От себя я возгораюсь,
Из себя я простираюсь
Уподобься мне в распятье,
И гори, гори, гори!
Но как устоять в зените? Не неизбежен ли срыв? Сквозь слепящую лучистость и тогда уж до меня донесло ноту истомы и смуты.
В другой раз пришла ко мне Лидия Аннибал, сидела долго, немолчно говоря, и обо всем сразу; о детях, оставленных пока в Женеве, о своем прошлом и о новых, стремительно завязавшихся отношениях. Повесть о её дерзкой молодости жадно запоминалась: забрав троих детей, она бежала от первого мужа за границу. С нею три девушки, не то прислуги, не то воспитанницы. Девушки не знали ни одного заграничного языка, садились вокруг неё на полу в итальянской отдельной комнате, пели русские песни. И среди них она – золотоволосая, жадная к жизни, щедрая. Такой она встретила узкоплечего немецкого школяра – мечтателя, втихомолку слагавшего странные стихи и взяла его, повлекла, поволокла. И вот – поэт Вячеслав Иванов. Так постепенно вставало передо мною их прошлое. На столе ваза с апельсинами. Непривычное петербургское солнце, скользящее с её золотящейся курчавой головы (оба одной масти), легло на них – на тяжелые, горячие. Лидия Дм., играя ножичком, глотает дольки и говорит, говорит. Не тогда – т_е_п_е_р_ь_ только слышу за её безудержными излияниями тревогу, не знающую куда себя бросить. Отсюда и декадентские писания, рискованность её жизненных выходок. Но как различны источники: у русского декадента чаще от опустошенности, от скудности крови, у неё – от разрывающего её жизненного избытка.

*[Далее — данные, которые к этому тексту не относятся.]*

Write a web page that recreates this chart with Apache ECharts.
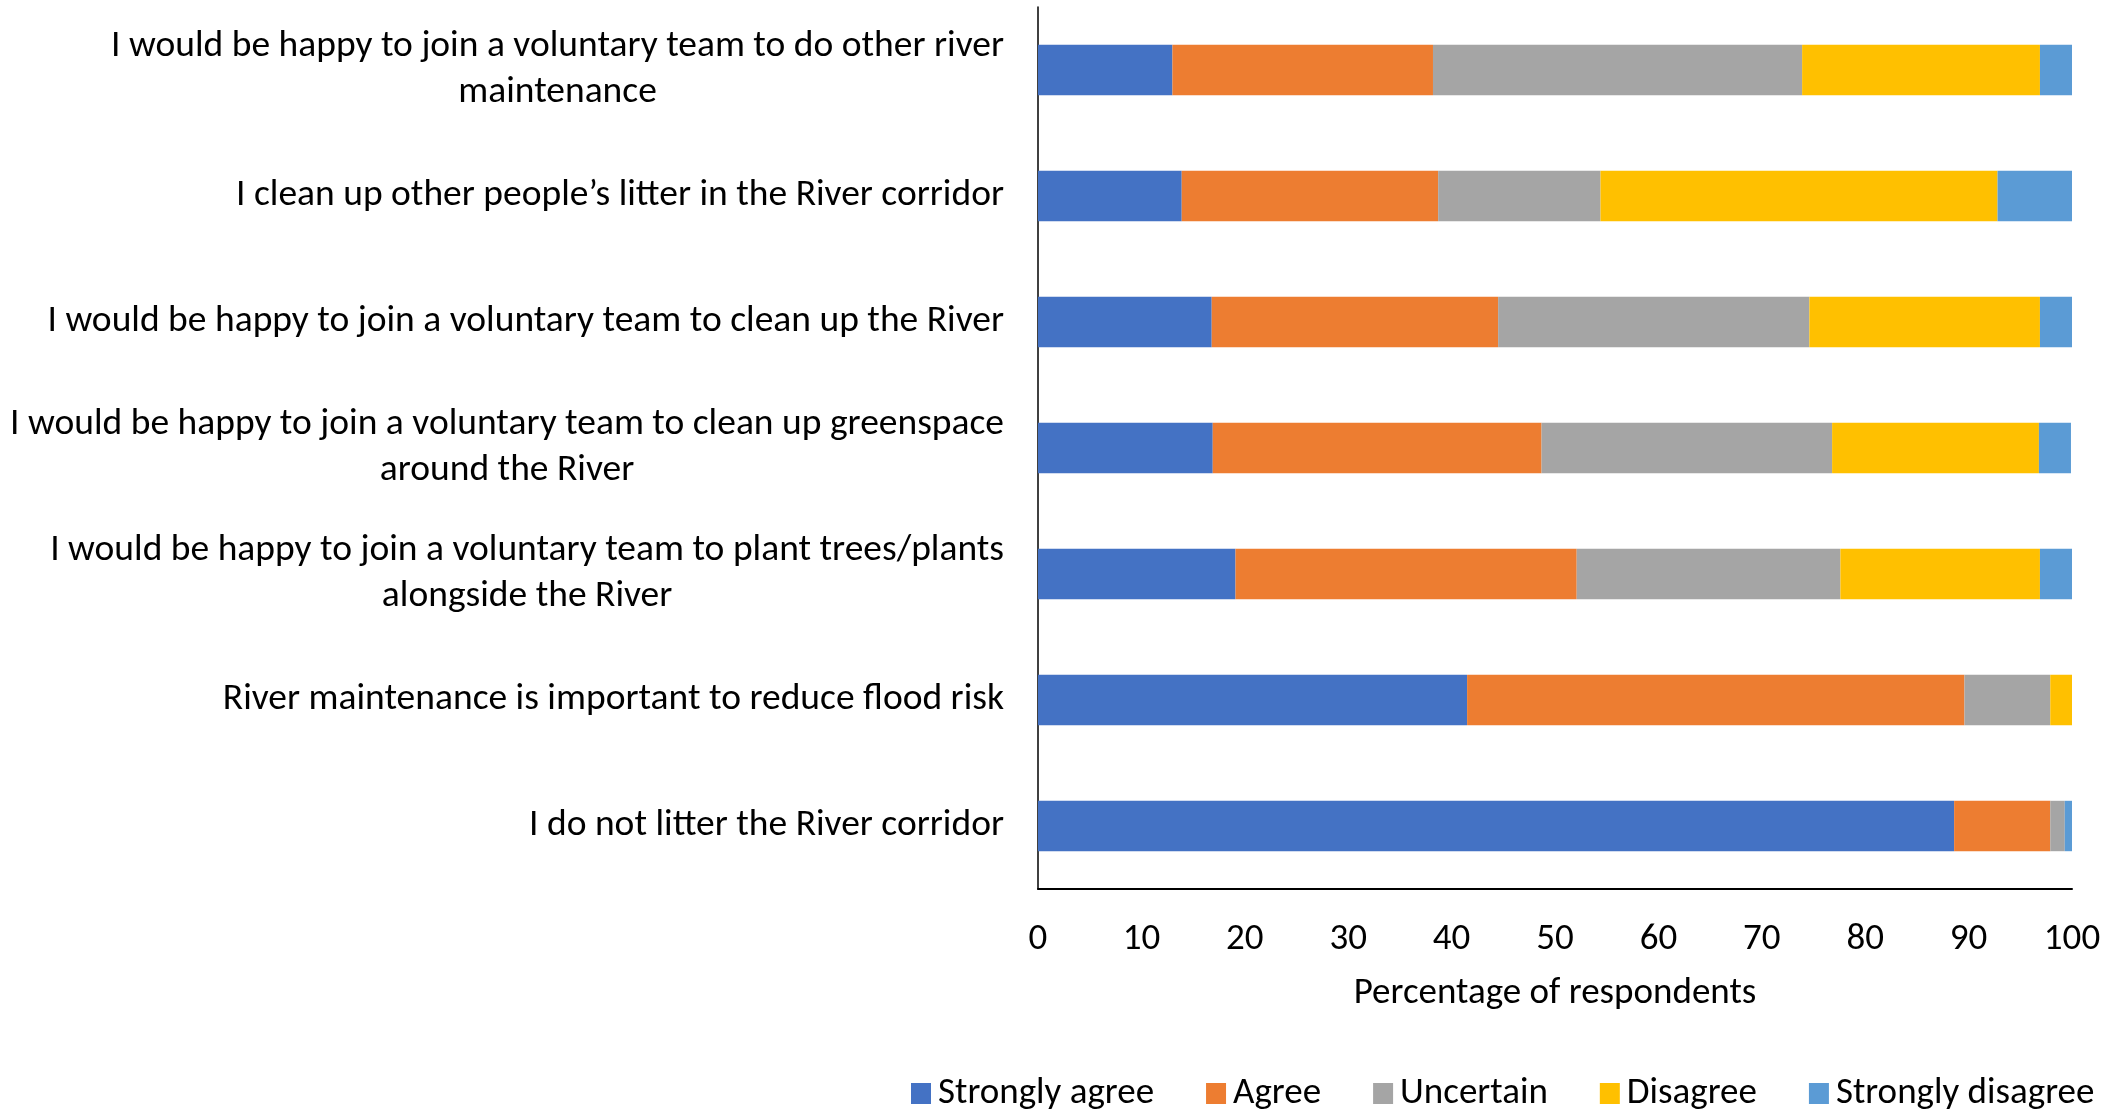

Не зря я обмолвилась «русским декадентом». Ивановы русские – всеми кровями, ведь аннибаловская, смуглая, Пушкиным усыновленная России; Вяч. Иванович природный москвич, из кривеньких деревянных переулков. Но долгая эмиграция создала им другую предисторию, чем та, что была, скажем, у Белого и Брюсова. В блужданиях – в пространстве и во времени – по Европе, по востоку, до капли избыли они русскую сумеречность, порастеряли связи с хилой русской журналистикой 90-х годов. Что им до ругани, которой Буренин встретил первых символистов? Но не в одних блужданиях дело – позади у Вяч. Ив. напряженно рабочая жизнь, закал труда, – ведь в молодости он, прирожденный лирик, больше был ученым и исследователем. Отсюда же от долгой оторванности и радость их русским встречам, родине, праздничное восприятие её. Во всех стихах В. И. того периода о России, о Москве, звучит нота возврата, свидания после разлуки, сладостная и немножко отчужденная:
Посостарилось злато червонное,
Сердце сладко горит полоненное…
Вольное ль вновь приневолится
Сердце родимой темнице?
Как по-иному – глубоко, ожесточенней чувствовали в те годы свою землю, и любимую, и ненавидимую, Блок, Белый. Должно быть нельзя безнаказанно сбросить с плеч бремя. Освободив и окрылив В. И., эмиграция вместе с тем породила и пустоты в его творческом сознании. У него есть ряд стихов ещё заграничных, связанных с японской войной – бледные славянофильские перепевы, сладковатая водичка на осадке когда-то крепкого московского зелья. Почти так же ненужно и отвлеченно прозвучали и отклики на 905 год, писанные им уже в России.
2.
… В кругу безумных, темнооких
Ты золотою встал главой.
Слегка согбен, не стар, не молод,
Весь – излученье тайных сил,
О, скольких душ пустынный холод
Своим ты холодом пронзил!
(Блок)
Искуситель для других – каким же он был искусителем для самого себя. Завывание Вакха, потрясение тирсом для него не пустая игра. Свидетельство этому его замечательный лирический цикл «Эрос». Он вправду наколдовал себе виденье страшного и сладостного демона.
Облик стройный у порога…
Нет дыханья… света нет…
Полу-отрок, полу-птица
Под бровями туч зарница
Зыблет тусклый пересвет…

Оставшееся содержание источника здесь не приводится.